[Python-Dev] PEP 383 update: utf8b is now the error handler

Thu May 7 07:43:30 CEST 2009

Michael Urman wrote:
> On Wed, May 6, 2009 at 15:42, "Martin v. Löwis" <martin at v.loewis.de> wrote:
>> Despite there being also an error handler called "surrogates".
> 
> Not that I have to be, but I'm not sold on the previous UTF-8 codec
> behavior becoming an error handler of the name "surrogates" for two
> reasons (I do respect the obvious PBP argument for the implementation,
> and have no better name - "lenient"?).

PBP?

> First, unless there's a way to stack error handlers, there's no way to
> access the old behavior combined with the "replace" handler.

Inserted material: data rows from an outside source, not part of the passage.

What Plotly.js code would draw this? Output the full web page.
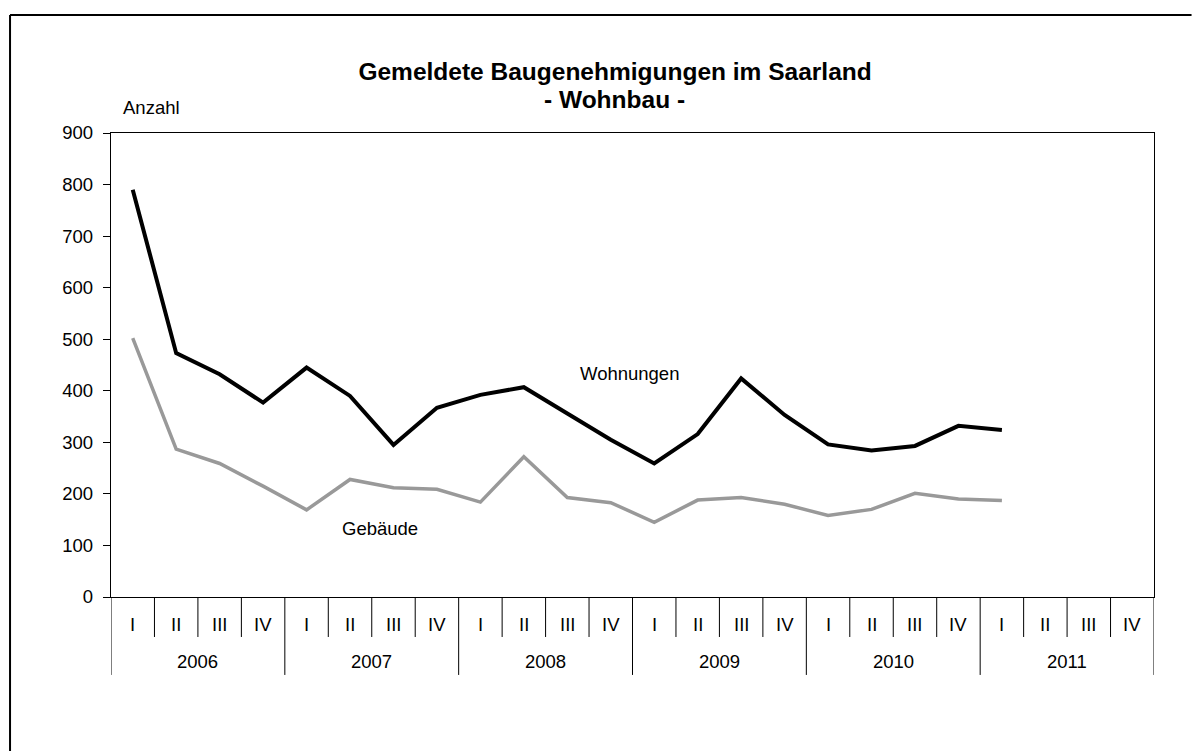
<!DOCTYPE html>
<html>
<head>
<meta charset="utf-8">
<script src="https://cdn.plot.ly/plotly-3.0.1.min.js"></script>
<style>html,body{margin:0;padding:0;background:#fff;overflow:hidden;}#chart{width:1192px;height:751px;}</style>
</head>
<body>
<div id="chart"></div>
<script>
const years = ['2006', '2007', '2008', '2009', '2010', '2011'];
const quarters = ['I', 'II', 'III', 'IV'];
const wohnungen = [790, 473, 432, 377, 445, 390, 295, 367, 392, 407, 356, 305, 259, 316, 424, 353, 296, 284, 293, 332, 324];
const gebaeude = [502, 287, 259, 215, 169, 228, 212, 209, 184, 272, 193, 183, 145, 188, 193, 180, 158, 170, 201, 190, 187];
const yTicks = [0, 100, 200, 300, 400, 500, 600, 700, 800, 900];
const titleLine1 = 'Gemeldete Baugenehmigungen im Saarland';
const titleLine2 = '- Wohnbau -';

const categories = [];
years.forEach(y => quarters.forEach(q => categories.push(y + ' ' + q)));
const nCat = categories.length;

const FONT = 'Liberation Sans, Arial, Helvetica, sans-serif';
const FS = 18.5;
const TFS = 24.5;

const traces = [
  {x: categories.slice(0, wohnungen.length), y: wohnungen, type: 'scatter', mode: 'lines', name: 'Wohnungen',
   line: {color: '#000000', width: 4}, hoverinfo: 'x+y'},
  {x: categories.slice(0, gebaeude.length), y: gebaeude, type: 'scatter', mode: 'lines', name: 'Gebäude',
   line: {color: '#999999', width: 3.5}, hoverinfo: 'x+y'}
];

const shapes = [];
const annotations = [];
const qTickBottom = -0.0862;
const yTickBottom = -0.168;
for (let b = 0; b <= nCat; b++) {
  const isYear = (b % quarters.length === 0);
  shapes.push({type: 'line', xref: 'x', yref: 'paper', x0: b - 0.5, x1: b - 0.5, y0: 0, y1: isYear ? yTickBottom : qTickBottom,
    line: {color: '#000000', width: 1}});
}
categories.forEach((c, i) => {
  annotations.push({xref: 'x', yref: 'paper', x: i, y: -0.0582, text: quarters[i % quarters.length], showarrow: false,
    xanchor: 'center', yanchor: 'middle', font: {family: FONT, size: FS, color: '#000'}});
});
years.forEach((y, k) => {
  annotations.push({xref: 'x', yref: 'paper', x: k * quarters.length + (quarters.length - 1) / 2, y: -0.140, text: y, showarrow: false,
    xanchor: 'center', yanchor: 'middle', font: {family: FONT, size: FS, color: '#000'}});
});
annotations.push({xref: 'paper', yref: 'paper', x: 0.0384, y: 1.0539, text: 'Anzahl', showarrow: false,
  xanchor: 'center', yanchor: 'middle', font: {family: FONT, size: FS, color: '#000'}});
annotations.push({xref: 'x', yref: 'y', x: 11.44, y: 434, text: 'Wohnungen', showarrow: false,
  xanchor: 'center', yanchor: 'middle', font: {family: FONT, size: FS, color: '#000'}});
annotations.push({xref: 'x', yref: 'y', x: 5.69, y: 132, text: 'Gebäude', showarrow: false,
  xanchor: 'center', yanchor: 'middle', font: {family: FONT, size: FS, color: '#000'}});
annotations.push({xref: 'paper', yref: 'paper', x: 0.4832, y: 1.072, text: '<b>' + titleLine2 + '</b>', showarrow: false,
  xanchor: 'center', yanchor: 'middle', font: {family: FONT, size: TFS, color: '#000'}});

// outer chart frame (left and top edges; right/bottom lie outside the picture)
shapes.push({type: 'line', xref: 'paper', yref: 'paper', x0: -0.0968, x1: -0.0968, y0: 1.2543, y1: -0.4,
  line: {color: '#000000', width: 2}});
shapes.push({type: 'line', xref: 'paper', yref: 'paper', x0: -0.0968, x1: 1.036, y0: 1.2543, y1: 1.2543,
  line: {color: '#000000', width: 2}});

const layout = {
  width: 1192, height: 751,
  margin: {l: 111, r: 38, t: 133, b: 154, pad: 0},
  paper_bgcolor: '#ffffff', plot_bgcolor: '#ffffff',
  font: {family: FONT, size: FS, color: '#000'},
  showlegend: false,
  title: {text: '<b>' + titleLine1 + '</b>',
    font: {family: FONT, size: TFS, color: '#000'}, xref: 'container', x: 0.516, yref: 'container', y: 0.9055, yanchor: 'middle', xanchor: 'center'},
  xaxis: {type: 'category', categoryorder: 'array', categoryarray: categories, range: [-0.5, nCat - 0.5],
    showticklabels: false, ticks: '', showgrid: false, zeroline: false,
    showline: true, linecolor: '#000', linewidth: 1.3, mirror: true, fixedrange: true},
  yaxis: {range: [0, 900], tickvals: yTicks, ticktext: yTicks.map(String), ticks: 'outside', ticklen: 7, tickcolor: '#000', tickwidth: 1,
    ticklabelstandoff: 6,
    showgrid: false, zeroline: false, showline: true, linecolor: '#000', linewidth: 1.3, mirror: true,
    tickfont: {family: FONT, size: FS, color: '#000'}, fixedrange: true},
  shapes: shapes,
  annotations: annotations
};

Plotly.newPlot('chart', traces, layout, {displayModeBar: false, staticPlot: true});
</script>
</body>
</html>
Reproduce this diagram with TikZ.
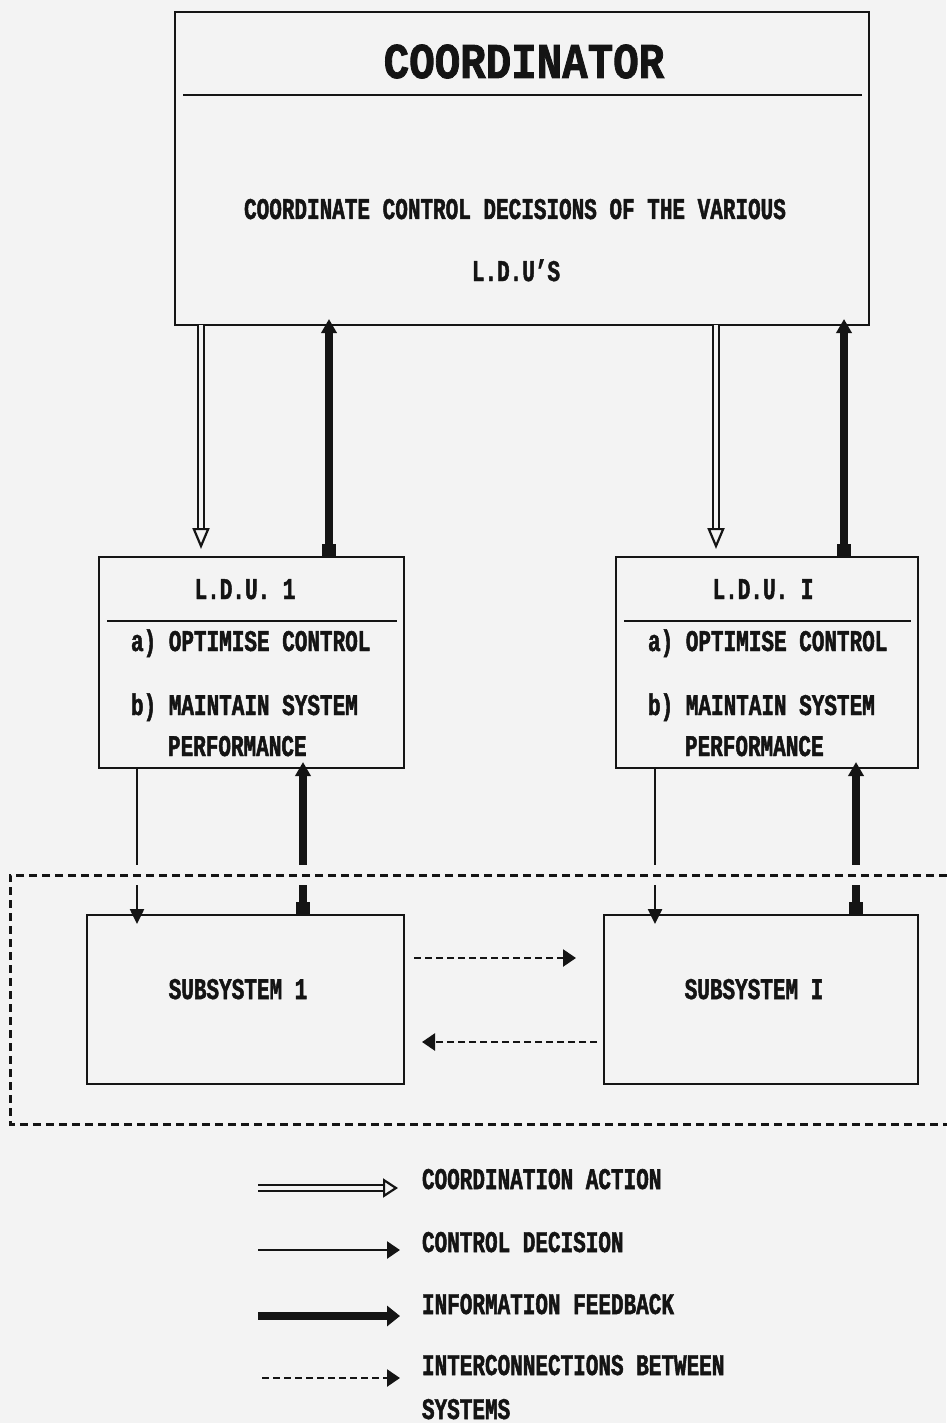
\documentclass[tikz,border=0pt]{standalone}
\usepackage{fontspec}
\setmainfont{Liberation Mono}[FakeStretch=0.7, FakeBold=1.6]
\newfontfamily\titlefont{Liberation Mono}[FakeStretch=0.85, FakeBold=1.6]
\usetikzlibrary{arrows.meta}
\definecolor{bg}{RGB}{243,243,243}
\definecolor{ink}{RGB}{20,20,20}
\tikzset{
  box/.style={draw=ink, line width=2.8pt, inner sep=0pt, outer sep=0pt},
  txt/.style={inner sep=0pt, outer sep=0pt, text=ink, font=\fontsize{30}{30}\selectfont\bfseries},
  ttl/.style={inner sep=0pt, outer sep=0pt, text=ink, font=\titlefont\fontsize{50}{50}\selectfont\bfseries},
  rule/.style={draw=ink, line width=2.8pt},
  coordarrow/.style={draw=ink, line width=2.2pt, double=bg, double distance=3.5pt,
     -{Triangle[open, length=21pt, width=17pt]}},
  ctrlarrow/.style={draw=ink, line width=2.5pt, -{Triangle[length=15pt, width=14pt]}},
  fbarrow/.style={draw=ink, line width=7.5pt,
     {Square[length=13pt, width=14pt]}-{Triangle[length=14pt, width=15pt]}},
  interarrow/.style={draw=ink, line width=2.5pt, dash pattern=on 7pt off 4pt,
     -{Triangle[length=13pt, width=17pt]}},
  framebox/.style={draw=ink, line width=3pt, dash pattern=on 8pt off 5pt},
  lgcoord/.style={draw=ink, line width=2.2pt, double=bg, double distance=3.5pt,
     -{Triangle[open, length=15pt, width=19pt]}},
  lgctrl/.style={draw=ink, line width=2.5pt, -{Triangle[length=13pt, width=17pt]}},
  lgfb/.style={draw=ink, line width=8pt, -{Triangle[length=13pt, width=20pt]}},
}
\begin{document}
\begin{tikzpicture}[x=1pt, y=-1pt]
\fill[bg] (0,0) rectangle (946,1423);
\useasboundingbox (0,0) rectangle (946,1423);

% Coordinator
\node[box, minimum width=694pt, minimum height=313pt] (coord) at (522,168.5) {};
\draw[rule] (183,95) -- (862,95);
\node[ttl, anchor=base] (ctitle) at (524,78) {COORDINATOR};
\node[txt, anchor=base] (cline1) at (515,219) {COORDINATE CONTROL DECISIONS OF THE VARIOUS};
\node[txt, anchor=base] (cline2) at (516,281) {L.D.U'S};

% LDU 1
\node[box, minimum width=305pt, minimum height=211pt] (ldua) at (251.5,662.5) {};
\draw[rule] (107,621) -- (397,621);
\node[txt, anchor=base] (ldua-t) at (245,599) {L.D.U. 1};
\node[txt, anchor=base west] (ldua-a) at (131,651) {a) OPTIMISE CONTROL};
\node[txt, anchor=base west] (ldua-b) at (131,715) {b) MAINTAIN SYSTEM};
\node[txt, anchor=base west] (ldua-c) at (168,756) {PERFORMANCE};

% LDU I
\node[box, minimum width=302pt, minimum height=211pt] (ldub) at (767,662.5) {};
\draw[rule] (624,621) -- (911,621);
\node[txt, anchor=base] (ldub-t) at (763,599) {L.D.U. I};
\node[txt, anchor=base west] (ldub-a) at (648,651) {a) OPTIMISE CONTROL};
\node[txt, anchor=base west] (ldub-b) at (648,715) {b) MAINTAIN SYSTEM};
\node[txt, anchor=base west] (ldub-c) at (685,756) {PERFORMANCE};

% Subsystems
\node[box, minimum width=317pt, minimum height=169pt] (suba) at (245.5,999.5) {};
\node[txt, anchor=base] (suba-t) at (238,999) {SUBSYSTEM 1};
\node[box, minimum width=314pt, minimum height=169pt] (subb) at (761,999.5) {};
\node[txt, anchor=base] (subb-t) at (754,999) {SUBSYSTEM I};

% Coordinator <-> LDU
\draw[coordarrow, shorten >=8pt] (coord.south -| 201,0) -- (ldua.north -| 201,0);
\draw[fbarrow, shorten >=-6pt] (ldua.north -| 329,0) -- (coord.south -| 329,0);
\draw[coordarrow, shorten >=8pt] (coord.south -| 716,0) -- (ldub.north -| 716,0);
\draw[fbarrow, shorten >=-6pt] (ldub.north -| 844,0) -- (coord.south -| 844,0);

% LDU <-> subsystems
\draw[ctrlarrow, shorten >=-9pt] (ldua.south -| 137,0) -- (suba.north -| 137,0);
\draw[fbarrow, shorten >=-6pt] (suba.north -| 303,0) -- (ldua.south -| 303,0);
\draw[ctrlarrow, shorten >=-9pt] (ldub.south -| 655,0) -- (subb.north -| 655,0);
\draw[fbarrow, shorten >=-6pt] (subb.north -| 856,0) -- (ldub.south -| 856,0);

% gap in the arrows where they cross the frame
\draw[bg, line width=20pt] (20,875) -- (946,875);
% dashed frame (open to the right edge)
\draw[framebox] (960,875) -- (10,875) -- (10,1124) -- (960,1124);

% interconnections
\draw[interarrow, shorten <=10pt, shorten >=28pt] ([yshift=41.5pt]suba.east) -- ([yshift=41.5pt]subb.west);
\draw[interarrow, shorten <=7pt, shorten >=18pt] ([yshift=-42.5pt]subb.west) -- ([yshift=-42.5pt]suba.east);

% legend
\coordinate (l1a) at (258,1188); \coordinate (l1b) at (398,1188);
\coordinate (l2a) at (258,1250); \coordinate (l2b) at (400,1250);
\coordinate (l3a) at (258,1316); \coordinate (l3b) at (400,1316);
\coordinate (l4a) at (262,1378); \coordinate (l4b) at (400,1378);
\draw[lgcoord] (l1a) -- (l1b);
\draw[lgctrl] (l2a) -- (l2b);
\draw[lgfb] (l3a) -- (l3b);
\draw[interarrow] (l4a) -- (l4b);
\node[txt, anchor=base west] (lg1) at (422,1189) {COORDINATION ACTION};
\node[txt, anchor=base west] (lg2) at (422,1252) {CONTROL DECISION};
\node[txt, anchor=base west] (lg3) at (422,1314) {INFORMATION FEEDBACK};
\node[txt, anchor=base west] (lg4) at (422,1375) {INTERCONNECTIONS BETWEEN};
\node[txt, anchor=base west] (lg5) at (422,1419) {SYSTEMS};
\end{tikzpicture}
\end{document}
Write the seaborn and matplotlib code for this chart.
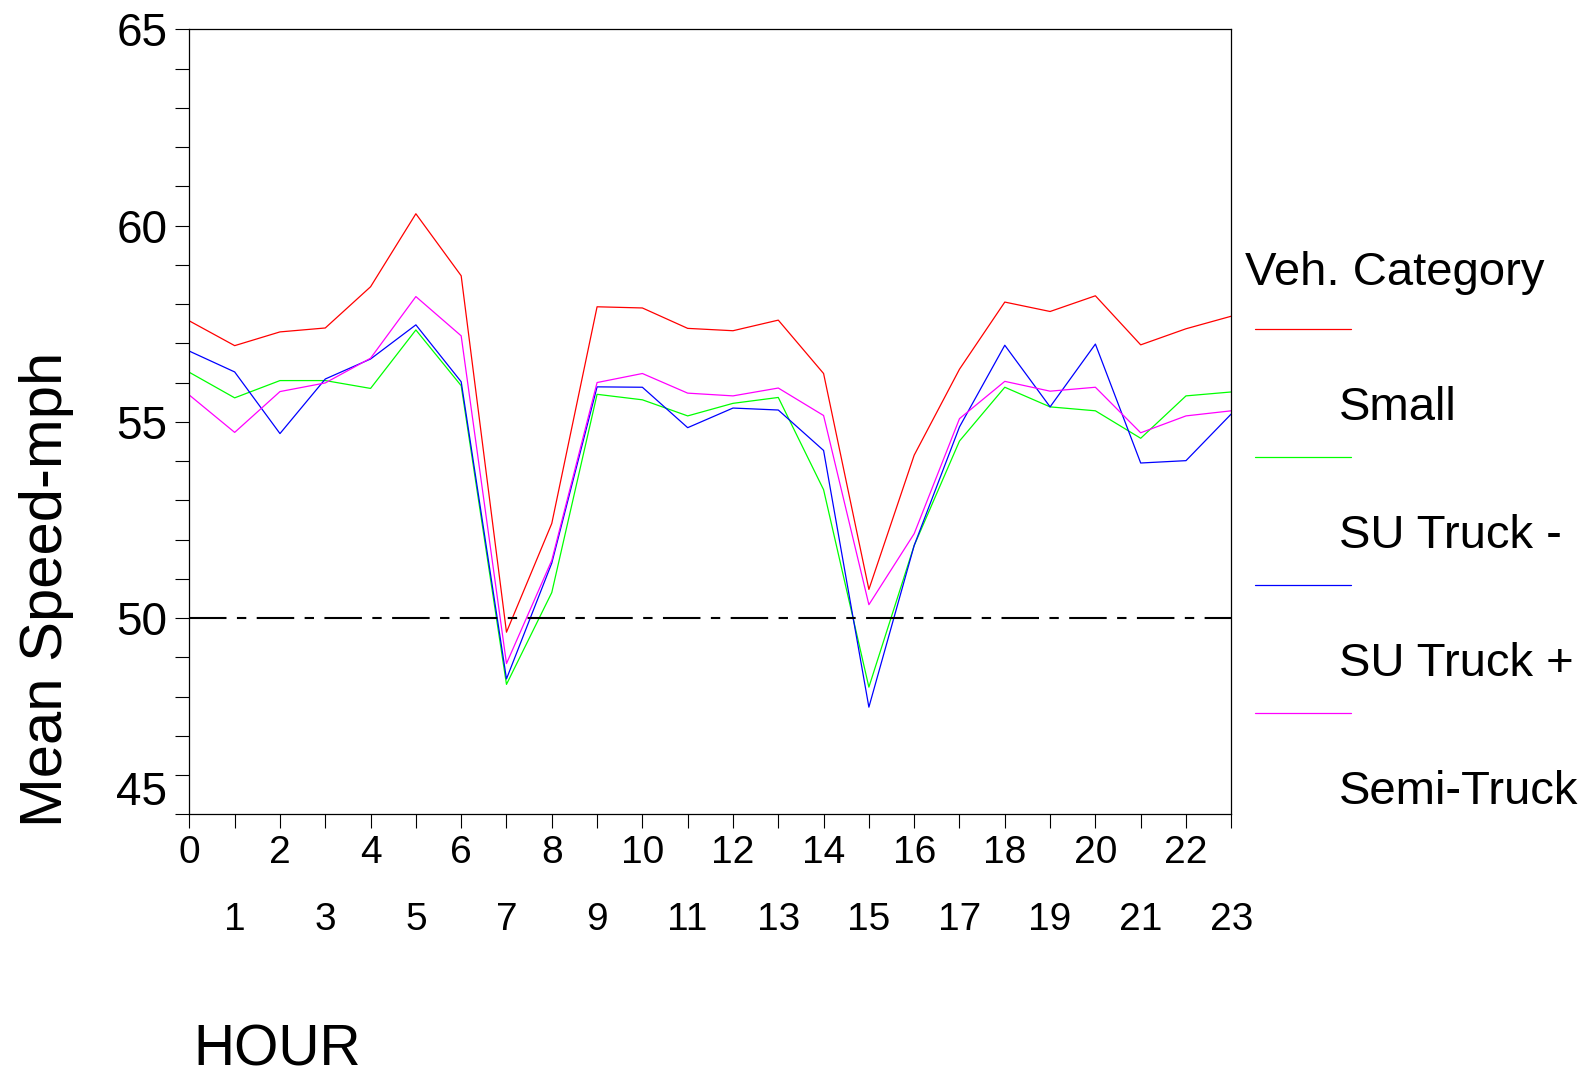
import pandas as pd
import matplotlib.pyplot as plt
import seaborn as sns
from matplotlib.lines import Line2D

# Mean speed by hour of day, per vehicle category
hours = list(range(24))
small = [57.57, 56.94, 57.29, 57.39, 58.44, 60.30, 58.72, 49.64, 52.41, 57.93, 57.90, 57.38,
         57.32, 57.59, 56.23, 50.73, 54.15, 56.34, 58.05, 57.81, 58.21, 56.96, 57.37, 57.69]
su_truck_minus = [56.26, 55.61, 56.05, 56.05, 55.85, 57.34, 55.92, 48.31, 50.65, 55.70, 55.56, 55.15,
                  55.47, 55.62, 53.27, 48.24, 51.85, 54.51, 55.88, 55.38, 55.28, 54.58, 55.66, 55.76]
su_truck_plus = [56.80, 56.27, 54.70, 56.09, 56.60, 57.47, 56.02, 48.45, 51.40, 55.89, 55.88, 54.85,
                 55.35, 55.30, 54.27, 47.73, 51.85, 54.87, 56.95, 55.38, 56.98, 53.95, 54.01, 55.20]
semi_truck = [55.68, 54.73, 55.77, 55.99, 56.62, 58.19, 57.19, 48.84, 51.47, 56.00, 56.23, 55.73,
              55.66, 55.86, 55.16, 50.34, 52.15, 55.08, 56.03, 55.78, 55.88, 54.72, 55.15, 55.28]

categories = ['Small', 'SU Truck -', 'SU Truck +', 'Semi-Truck']
colors = ['#ff0000', '#00ff00', '#0000ff', '#ff00ff']
reference_speed = 50

y_tick_values = [45.67, 50, 55, 60, 65]
y_tick_labels = ['45', '50', '55', '60', '65']

df = pd.DataFrame({
    'HOUR': hours * 4,
    'Speed': small + su_truck_minus + su_truck_plus + semi_truck,
    'Category': [c for c in categories for _ in hours],
})

sns.set_theme(style='white')
plt.rcParams['font.family'] = ['Liberation Sans', 'DejaVu Sans']
plt.rcParams['text.color'] = 'black'
plt.rcParams['xtick.color'] = 'black'
plt.rcParams['ytick.color'] = 'black'
plt.rcParams['xtick.labelcolor'] = 'black'
plt.rcParams['ytick.labelcolor'] = 'black'

fig = plt.figure(figsize=(15.9, 10.76), dpi=100)
ax = fig.add_axes([0.1191, 0.2432, 0.6553, 0.7296])

sns.lineplot(data=df, x='HOUR', y='Speed', hue='Category', hue_order=categories,
             palette=dict(zip(categories, colors)), linewidth=0.9, legend=False, ax=ax)

ax.axhline(reference_speed, color='black', linewidth=1.5, dashes=(18, 5, 4.5, 5))

ax.set_xlim(0, 23)
ax.set_ylim(45, 65)
ax.set_xlabel('')
ax.set_ylabel('')

# x axis: even hours on the first row, odd hours on the second
ax.set_xticks(list(range(0, 24, 2)))
ax.set_xticklabels([str(h) for h in range(0, 24, 2)])
ax.set_xticks(list(range(1, 24, 2)), minor=True)
ax.set_xticklabels([str(h) for h in range(1, 24, 2)], minor=True)
ax.tick_params(axis='x', which='both', direction='out', length=10, width=0.8,
               color='black', labelcolor='black', labelsize=28, bottom=True)
ax.tick_params(axis='x', which='major', pad=5)
ax.tick_params(axis='x', which='minor', pad=53)

ax.set_yticks(y_tick_values)
ax.set_yticklabels(y_tick_labels)
ax.set_yticks(list(range(45, 66)), minor=True)
ax.tick_params(axis='y', which='both', direction='out', length=10, width=0.8,
               color='black', labelcolor='black', labelsize=33, left=True, pad=6)
ax.yaxis.get_major_ticks()[0].tick1line.set_visible(False)

for spine in ax.spines.values():
    spine.set_color('black')
    spine.set_linewidth(0.9)
    spine.set_visible(True)

fig.text(0.029, 0.452, 'Mean Speed-mph', rotation=90, ha='center', va='center',
         fontsize=43, color='black')
fig.text(193 / 1590, 1 - 1065 / 1076, 'HOUR', fontsize=41, va='baseline', ha='left',
         color='black')

# legend: title, then a line sample above each label
fig.text(1245 / 1590, 1 - 284.6 / 1076, 'Veh. Category', fontsize=34, va='baseline',
         ha='left', color='black')
for i, (cat, col) in enumerate(zip(categories, colors)):
    y_line = 1 - (328.6 + 128 * i) / 1076
    fig.add_artist(Line2D([1255 / 1590, 1351 / 1590], [y_line, y_line], color=col, linewidth=0.9))
    fig.text(1339 / 1590, 1 - (420 + 128 * i) / 1076, cat, fontsize=34, va='baseline',
             ha='left', color='black')

plt.savefig('out.png', dpi=100)
plt.close()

Well, there is a way to stack error handlers, although it's not pretty:

_surrogates = codecs.lookup_errors("surrogates")
_replace = codecs.lookup_errors("replace")
def surrogates_then_replace(exc):
    try:
        return _surrogates(exc)
    except UnicodeError:
        return _replace(exc)
codecs.register_error("surrogates_then_replace",
                      surrogates_then_replace)

> The stacking argument also applies to the new utf8b behavior on encode
> (only, as it handles all errors on decode). This may be a YAGNI

Indeed - in particular, as, in the primary application of this error
handler (i.e. file IO operations), there is no way of specifying
an addition error handler anyway.

Regards,
Martin